Graph Threading with Turn Costs
Erik D. Demaine, Yael Kirkpatrick, Rebecca Lin
TL;DR
This work reframes graph threading as a turn-cost optimization problem, motivated by frictional forces that scale with turn angles. It establishes NP-hardness for general graphs and for max degree $4$, sharply contrasting with the previous polynomial-time results for minimum-length threading. The authors give polynomial-time algorithms for maximum degree $3$ cases (Perfect and Double Threading) and explore rich special cases, including Exactly-Double Threading (equivalent to TSP) and grid-graph threading with tight approximation guarantees. They also present a practical grid-threading strategy and a $2r$-approximation for bounded turn costs, offering a spectrum of tractable and intractable regimes with clear performance tradeoffs. These results illuminate how turn costs shape algorithmic feasibility and provide concrete tools for designing deployable structures with friction-aware threading.
Abstract
How should we thread a single string through a set of tubes so that pulling the string taut self-assembles the tubes into a desired graph?

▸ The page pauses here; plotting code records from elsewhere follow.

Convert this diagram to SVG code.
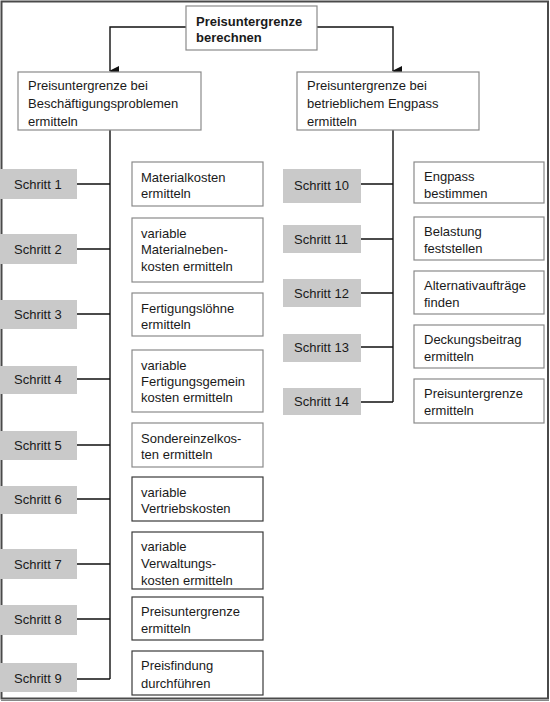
<svg xmlns="http://www.w3.org/2000/svg" width="550" height="702" viewBox="0 0 550 702">
<defs>
<style>
text{font-family:"Liberation Sans",Arial,sans-serif;font-size:13px;fill:#1a1a1a}
.b{font-weight:bold}
.box{fill:#fff;stroke:#8a8a8a;stroke-width:1.2}
.boxd{fill:#fff;stroke:#3a3a3a;stroke-width:1.2}
.step{fill:#c9c9c9;stroke:none}
.ln{stroke:#111;stroke-width:1.4;fill:none}
</style>
<marker id="ah" markerWidth="10" markerHeight="10" refX="5" refY="9" orient="auto" markerUnits="userSpaceOnUse" viewBox="0 0 10 10">
<path d="M0,0 L10,0 L5,10 Z" fill="#111"/>
</marker>
</defs>
<rect x="0" y="0" width="550" height="702" fill="#fff"/>
<rect x="1.5" y="1.5" width="546.5" height="697" fill="none" stroke="#4a4a4a" stroke-width="2"/>
<line x1="1" y1="700.5" x2="549" y2="700.5" stroke="#888" stroke-width="1"/>

<g id="connectors">
<path class="ln" d="M186,27 H110 V71" marker-end="url(#ah)"/>
<path class="ln" d="M317,27 H393 V71" marker-end="url(#ah)"/>
<path class="ln" d="M110,130 V679"/>
<path class="ln" d="M77,184 H110 M77,249 H110 M77,314 H110 M77,379 H110 M77,445 H110 M77,499 H110 M77,564 H110 M77,619 H110 M77,679 H110"/>
<path class="ln" d="M393,130 V402"/>
<path class="ln" d="M361,184 H393 M361,239 H393 M361,293 H393 M361,347 H393 M361,402 H393"/>
</g>

<g id="top"><rect class="box" x="186" y="6" width="131" height="44"/><text class="b" x="196" y="26">Preisuntergrenze</text><text class="b" x="196" y="42">berechnen</text></g>
<g id="left-head"><rect class="box" x="18" y="72" width="183" height="58"/><text x="28" y="90">Preisuntergrenze bei</text><text x="28" y="108">Beschäftigungsproblemen</text><text x="28" y="126">ermitteln</text></g>
<g id="right-head"><rect class="box" x="297" y="72" width="182" height="58"/><text x="307" y="90">Preisuntergrenze bei</text><text x="307" y="108">betrieblichem Engpass</text><text x="307" y="126">ermitteln</text></g>

<g id="s1"><rect class="step" x="0" y="169" width="77" height="30"/><text x="14" y="188.5">Schritt 1</text></g>
<g id="s2"><rect class="step" x="0" y="234" width="77" height="30"/><text x="14" y="253.5">Schritt 2</text></g>
<g id="s3"><rect class="step" x="0" y="300" width="77" height="29"/><text x="14" y="318.5">Schritt 3</text></g>
<g id="s4"><rect class="step" x="0" y="366" width="77" height="28"/><text x="14" y="383.5">Schritt 4</text></g>
<g id="s5"><rect class="step" x="0" y="431" width="77" height="29"/><text x="14" y="449.5">Schritt 5</text></g>
<g id="s6"><rect class="step" x="0" y="486" width="77" height="28"/><text x="14" y="503.5">Schritt 6</text></g>
<g id="s7"><rect class="step" x="0" y="549" width="77" height="30"/><text x="14" y="568.5">Schritt 7</text></g>
<g id="s8"><rect class="step" x="0" y="605" width="77" height="30"/><text x="14" y="623.5">Schritt 8</text></g>
<g id="s9"><rect class="step" x="0" y="663" width="77" height="29"/><text x="14" y="682.5">Schritt 9</text></g>

<g id="s10"><rect class="step" x="283" y="169" width="78" height="34"/><text x="294" y="190">Schritt 10</text></g>
<g id="s11"><rect class="step" x="283" y="225" width="78" height="28"/><text x="294" y="243.5">Schritt 11</text></g>
<g id="s12"><rect class="step" x="283" y="279" width="78" height="28"/><text x="294" y="297.5">Schritt 12</text></g>
<g id="s13"><rect class="step" x="283" y="334" width="78" height="28"/><text x="294" y="352">Schritt 13</text></g>
<g id="s14"><rect class="step" x="283" y="388" width="78" height="27"/><text x="294" y="406">Schritt 14</text></g>

<g id="t1"><rect class="box" x="132" y="162" width="131" height="44"/><text x="141" y="181.5">Materialkosten</text><text x="141" y="198">ermitteln</text></g>
<g id="t2"><rect class="box" x="132" y="218" width="131" height="64"/><text x="141" y="237.5">variable</text><text x="141" y="254">Materialneben-</text><text x="141" y="270.5">kosten ermitteln</text></g>
<g id="t3"><rect class="box" x="132" y="293" width="131" height="43"/><text x="141" y="312.5">Fertigungslöhne</text><text x="141" y="329">ermitteln</text></g>
<g id="t4"><rect class="box" x="132" y="350" width="131" height="62"/><text x="141" y="369.5">variable</text><text x="141" y="386">Fertigungsgemein</text><text x="141" y="402">kosten ermitteln</text></g>
<g id="t5"><rect class="box" x="132" y="423" width="131" height="44"/><text x="141" y="442.5">Sondereinzelkos-</text><text x="141" y="459">ten ermitteln</text></g>
<g id="t6"><rect class="boxd" x="132" y="477" width="131" height="44"/><text x="141" y="496.5">variable</text><text x="141" y="513">Vertriebskosten</text></g>
<g id="t7"><rect class="boxd" x="132" y="532" width="131" height="57"/><text x="141" y="550.5">variable</text><text x="141" y="567.5">Verwaltungs-</text><text x="141" y="585">kosten ermitteln</text></g>
<g id="t8"><rect class="boxd" x="132" y="597" width="131" height="43"/><text x="141" y="615.5">Preisuntergrenze</text><text x="141" y="633">ermitteln</text></g>
<g id="t9"><rect class="boxd" x="132" y="651" width="131" height="44"/><text x="141" y="670">Preisfindung</text><text x="141" y="687.5">durchführen</text></g>

<g id="t10"><rect class="box" x="414" y="162" width="130" height="41"/><text x="424" y="180.5">Engpass</text><text x="424" y="197.5">bestimmen</text></g>
<g id="t11"><rect class="box" x="414" y="217" width="130" height="43"/><text x="424" y="235.5">Belastung</text><text x="424" y="252.5">feststellen</text></g>
<g id="t12"><rect class="box" x="414" y="271" width="130" height="43"/><text x="424" y="289.5">Alternativaufträge</text><text x="424" y="306.5">finden</text></g>
<g id="t13"><rect class="box" x="414" y="325" width="130" height="43"/><text x="424" y="343.5">Deckungsbeitrag</text><text x="424" y="360.5">ermitteln</text></g>
<g id="t14"><rect class="box" x="414" y="379" width="130" height="44"/><text x="424" y="397.5">Preisuntergrenze</text><text x="424" y="414.5">ermitteln</text></g>
</svg>
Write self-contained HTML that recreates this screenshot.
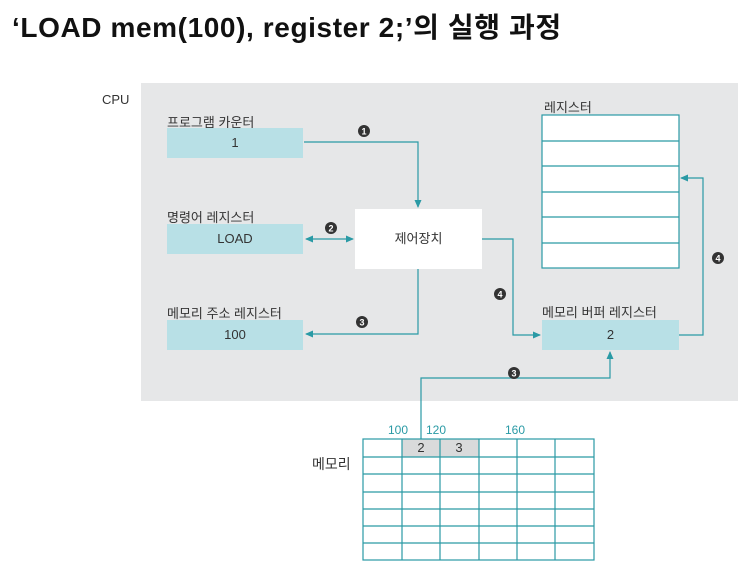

While prior work [ITCS 2024] solves this problem with the goal of minimizing the length of string, we study here the objective of minimizing the total turn cost. The frictional force required to pull the string through the tubes grows exponentially with the total absolute turn angles (by the Capstan equation), so this metric often dominates the friction in real-world applications such as deployable structures. We show that minimum-turn threading is NP-hard, even for graphs of maximum degree 4, and even when restricted to some special cases of threading. On the other hand, we show that these special cases can in fact be solved efficiently for graphs of maximum degree 4, thereby fully characterizing their dependence on maximum degree. We further provide polynomial-time exact and approximation algorithms for variants of turn-cost threading: restricting to threading each edge exactly twice, and on rectangular grid graphs.